Hasil Muktamar Muhammadiyah di Jakarta tahun 2000 ditanfidzkan PHIWM (Pedoman Hidup Islami Warga Muhammadiyah)
PHIWM hadir:
- Dikarenakan akhlak dan muamalah duniawiyah warga Muhammadiyah yang belum baik.
- Supaya warga Muhammadiyah tidak keluar dari rel/koridor Islam dan Persyarikatan.
- Sebagai pedoman hidup Islami yang lebih simpel praktis yg dijalankan warga Muhammadiyah.
“Jagalah nama baik tempat Anda bekerja, walaupun tidak membuat Anda kaya, namun dapat membuat Anda tetap hidup”, tutup Duduh.
Materi ketiga disampaikan oleh Ustadz Asep Syarifuddin, S.Ag., Wakil Ketua PDM kab. Bogor dengan materi Ibadah sesuai Himpunan Putusan Tarjih (HPT) Muhammadiyah terutama thaharah dan sholat.

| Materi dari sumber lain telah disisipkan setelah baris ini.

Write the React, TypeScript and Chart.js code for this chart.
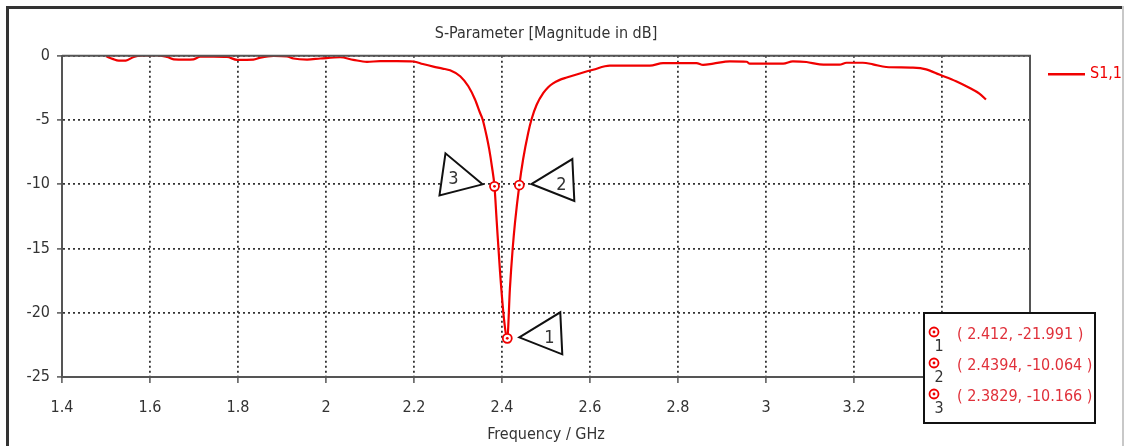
import React, { useEffect, useRef } from "react";
import { Chart, registerables } from "chart.js";

Chart.register(...registerables);

// ---- data ----
const freqGHz = [
  1.5, 1.515, 1.529, 1.545, 1.563, 1.586, 1.616, 1.639, 1.654, 1.68, 1.699, 1.714, 1.745, 1.775,
  1.798, 1.835, 1.851, 1.881, 1.911, 1.926, 1.957, 1.987, 2.032, 2.062, 2.093, 2.123, 2.161, 2.199,
  2.22, 2.244, 2.265, 2.282, 2.305, 2.3235, 2.3387, 2.35, 2.356, 2.365, 2.371, 2.377, 2.3829,
  2.388, 2.3955, 2.4045, 2.412, 2.418, 2.4243, 2.4296, 2.4394, 2.448, 2.4596, 2.467, 2.479, 2.494,
  2.505, 2.516, 2.53, 2.547, 2.577, 2.607, 2.645, 2.69, 2.736, 2.766, 2.842, 2.857, 2.88, 2.918,
  2.956, 2.963, 3.039, 3.061, 3.092, 3.122, 3.167, 3.183, 3.22, 3.243, 3.273, 3.334, 3.364, 3.394,
  3.432, 3.462, 3.485, 3.5,
];
const s11dB = [
  -0.05, -0.25, -0.39, -0.38, -0.1, 0.02, 0.05, -0.1, -0.28, -0.3, -0.28, -0.08, -0.08, -0.1,
  -0.32, -0.3, -0.15, -0.02, -0.06, -0.22, -0.3, -0.22, -0.12, -0.32, -0.48, -0.42, -0.42, -0.45,
  -0.65, -0.85, -1.0, -1.14, -1.6, -2.38, -3.41, -4.44, -4.96, -6.25, -7.29, -8.6, -10.166,
  -12.9, -16.8, -20.47, -21.991, -18.1, -15.0, -12.97, -10.064, -8.06, -5.99, -4.96, -3.8, -2.9,
  -2.45, -2.15, -1.9, -1.7, -1.38, -1.09, -0.78, -0.78, -0.78, -0.57, -0.57, -0.72, -0.62, -0.44,
  -0.47, -0.62, -0.62, -0.44, -0.49, -0.67, -0.7, -0.55, -0.55, -0.67, -0.88, -0.93, -1.06, -1.47,
  -1.99, -2.5, -2.95, -3.41,
];
const seriesLabel = "S1,1";
const xTickValues = [1.4, 1.6, 1.8, 2, 2.2, 2.4, 2.6, 2.8, 3, 3.2, 3.4, 3.6];
const yTickValues = [0, -5, -10, -15, -20, -25];
const markerIds = ["1", "2", "3"];
const markerFreq = [2.412, 2.4394, 2.3829];
const markerDb = [-21.991, -10.064, -10.166];
const markerSide = ["right", "right", "left"];

// ---- styles ----
const FONT = "'Liberation Sans Narrow', 'Arial Narrow', 'DejaVu Sans Condensed', sans-serif";
const TEXT = "#333333";
const RED = "rgb(240,0,0)";
const BOX_RED = "#e0303a";
const GRID = "#333";

const TRI: Record<string, number[][]> = {
  right: [[12, -1], [53, -26], [55, 16], [42, 0]],
  left: [[-12, -2], [-49, -33], [-55, 9], [-41, -7]],
};

function drawMarkerCircle(ctx: CanvasRenderingContext2D, x: number, y: number) {
  ctx.save();
  ctx.beginPath();
  ctx.arc(x, y, 4.5, 0, Math.PI * 2);
  ctx.fillStyle = "#fff";
  ctx.fill();
  ctx.lineWidth = 1.8;
  ctx.strokeStyle = RED;
  ctx.stroke();
  ctx.beginPath();
  ctx.arc(x, y, 1.4, 0, Math.PI * 2);
  ctx.fillStyle = RED;
  ctx.fill();
  ctx.restore();
}

const cstPlugin = {
  id: "cstDecor",
  afterDatasetsDraw(chart: any) {
    const { ctx, scales } = chart;
    const xs = scales.x;
    const ys = scales.y;
    markerFreq.forEach((f, i) => {
      const px = xs.getPixelForValue(f);
      const py = ys.getPixelForValue(markerDb[i]);
      const t = TRI[markerSide[i]];
      ctx.save();
      ctx.beginPath();
      ctx.moveTo(px + t[0][0], py + t[0][1]);
      ctx.lineTo(px + t[1][0], py + t[1][1]);
      ctx.lineTo(px + t[2][0], py + t[2][1]);
      ctx.closePath();
      ctx.fillStyle = "#fff";
      ctx.fill();
      ctx.lineWidth = 2;
      ctx.strokeStyle = "#111";
      ctx.lineJoin = "miter";
      ctx.stroke();
      ctx.fillStyle = TEXT;
      ctx.font = `18px ${FONT}`;
      ctx.textAlign = "center";
      ctx.textBaseline = "middle";
      ctx.fillText(markerIds[i], px + t[3][0], py + t[3][1]);
      ctx.restore();
      drawMarkerCircle(ctx, px, py);
    });
  },
  afterDraw(chart: any) {
    const { ctx, chartArea } = chart;
    const ds = chart.data.datasets[0];
    ctx.save();
    // plot frame top and right
    ctx.strokeStyle = "#555";
    ctx.lineWidth = 2;
    ctx.beginPath();
    ctx.moveTo(chartArea.left, chartArea.top);
    ctx.lineTo(chartArea.right, chartArea.top);
    ctx.lineTo(chartArea.right, chartArea.bottom);
    ctx.stroke();

    // legend
    const ly = chartArea.top + 18.5;
    ctx.strokeStyle = ds.borderColor;
    ctx.lineWidth = 2.5;
    ctx.beginPath();
    ctx.moveTo(chartArea.right + 18, ly);
    ctx.lineTo(chartArea.right + 55, ly);
    ctx.stroke();
    ctx.fillStyle = ds.borderColor;
    ctx.font = `16px ${FONT}`;
    ctx.textAlign = "left";
    ctx.textBaseline = "middle";
    ctx.fillText(ds.label, chartArea.right + 60, ly);

    // marker table box
    const bx = chartArea.right - 106;
    const by = chartArea.bottom - 64;
    const bw = 171;
    const bh = 110;
    ctx.fillStyle = "#fff";
    ctx.fillRect(bx, by, bw, bh);
    ctx.strokeStyle = "#111";
    ctx.lineWidth = 2;
    ctx.strokeRect(bx, by, bw, bh);
    markerFreq.forEach((f, i) => {
      const ry = by + 22 + i * 31;
      drawMarkerCircle(ctx, bx + 10, ry - 3);
      ctx.fillStyle = TEXT;
      ctx.font = `16px ${FONT}`;
      ctx.textAlign = "center";
      ctx.textBaseline = "middle";
      ctx.fillText(markerIds[i], bx + 15, ry + 12);
      ctx.fillStyle = BOX_RED;
      ctx.font = `16px ${FONT}`;
      ctx.textAlign = "left";
      ctx.fillText(`( ${f}, ${markerDb[i]} )`, bx + 33, ry);
    });

    // outer frame
    ctx.fillStyle = "#333";
    ctx.fillRect(6, 6, 1117, 3);
    ctx.fillRect(6, 6, 3, 440);
    ctx.fillStyle = "#c8c8c8";
    ctx.fillRect(1122, 6, 2, 440);
    ctx.restore();
  },
};

export default function App() {
  const ref = useRef<HTMLCanvasElement | null>(null);

  useEffect(() => {
    if (!ref.current) return;
    const chart = new Chart(ref.current, {
      type: "line",
      data: {
        datasets: [
          {
            label: seriesLabel,
            data: freqGHz.map((f, i) => ({ x: f, y: s11dB[i] })),
            borderColor: RED,
            backgroundColor: RED,
            borderWidth: 2.2,
            pointRadius: 0,
            cubicInterpolationMode: "monotone",
            fill: false,
          },
        ],
      },
      options: {
        animation: false,
        responsive: false,
        devicePixelRatio: 1,
        layout: { padding: { left: 0, right: 97, top: 0, bottom: 0 } },
        plugins: {
          legend: { display: false },
          tooltip: { enabled: false },
          title: {
            display: true,
            text: "S-Parameter [Magnitude in dB]",
            color: TEXT,
            fullSize: false,
            font: { family: FONT, size: 16, weight: "normal" },
            padding: { top: 24, bottom: 12.5 },
          },
        },
        scales: {
          x: {
            type: "linear",
            min: 1.4,
            max: 3.6,
            afterBuildTicks: (s: any) => {
              s.ticks = xTickValues.map((v) => ({ value: v }));
            },
            afterFit: (s: any) => {
              s.height = 69;
              s.paddingLeft = 0;
              s.paddingRight = 0;
            },
            ticks: {
              autoSkip: false,
              maxRotation: 0,
              padding: 15,
              color: TEXT,
              font: { family: FONT, size: 16 },
              callback: (v: any) => String(Math.round(Number(v) * 10) / 10),
            },
            grid: {
              color: GRID,
              lineWidth: 1.8,
              tickLength: 6,
              tickColor: "#555",
              tickWidth: 1.5,
              tickBorderDash: [],
            },
            border: { display: true, color: "#555", width: 2, dash: [2, 3] },
            title: {
              display: true,
              text: "Frequency / GHz",
              color: TEXT,
              font: { family: FONT, size: 16, weight: "normal" },
              padding: { top: 0, bottom: 2 },
            },
          },
          y: {
            type: "linear",
            min: -25,
            max: 0,
            afterBuildTicks: (s: any) => {
              s.ticks = yTickValues.map((v) => ({ value: v }));
            },
            afterFit: (s: any) => {
              s.width = 62;
              s.paddingTop = 0;
              s.paddingBottom = 0;
            },
            ticks: {
              padding: 7,
              color: TEXT,
              font: { family: FONT, size: 16 },
              callback: (v: any) => String(v),
            },
            grid: {
              color: GRID,
              lineWidth: 1.8,
              tickLength: 5,
              tickColor: "#555",
              tickWidth: 1.5,
              tickBorderDash: [],
            },
            border: { display: true, color: "#555", width: 2, dash: [2, 3] },
          },
        },
      },
      plugins: [cstPlugin],
    } as any);
    return () => chart.destroy();
  }, []);

  return (
    <div style={{ position: "fixed", left: 0, top: 0, width: 1127, height: 446, background: "#fff" }}>
      <canvas ref={ref} width={1127} height={446} style={{ display: "block", width: 1127, height: 446 }} />
    </div>
  );
}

“Pada materi ibadah sesuai HPT ini lebih banyak kita mencari kesamaan, bukan mencari perbedaan. Karena kesamaan gerakan dan bacaan tersebut ditemukan pada banyak bagian, walaupun organisasi yang menjalankannya berbeda-beda”, ujar Asep.
Dengan pemaparannya yang sangat mendetail dan lengkap, terutama dalil-dalil yang digunakan Muhammadiyah, memantik antusias peserta dalam menyimak materi. Karena tidak hanya membacakan dalil yang menjadi dasar hukum di Muhammadiyah, pemateri pun menyampaikan dalil-dalil yang dijadikan sandara organisasi lainnya, sehingga menjadi perbandingan yang cukup lengkap.
“Karena pada dasarnya, semua ibadah harus berdasarkan dalil atau landasannya. Jika tidak, maka ibadah tersebut sia-sia atau tertolak,” tegas Asep.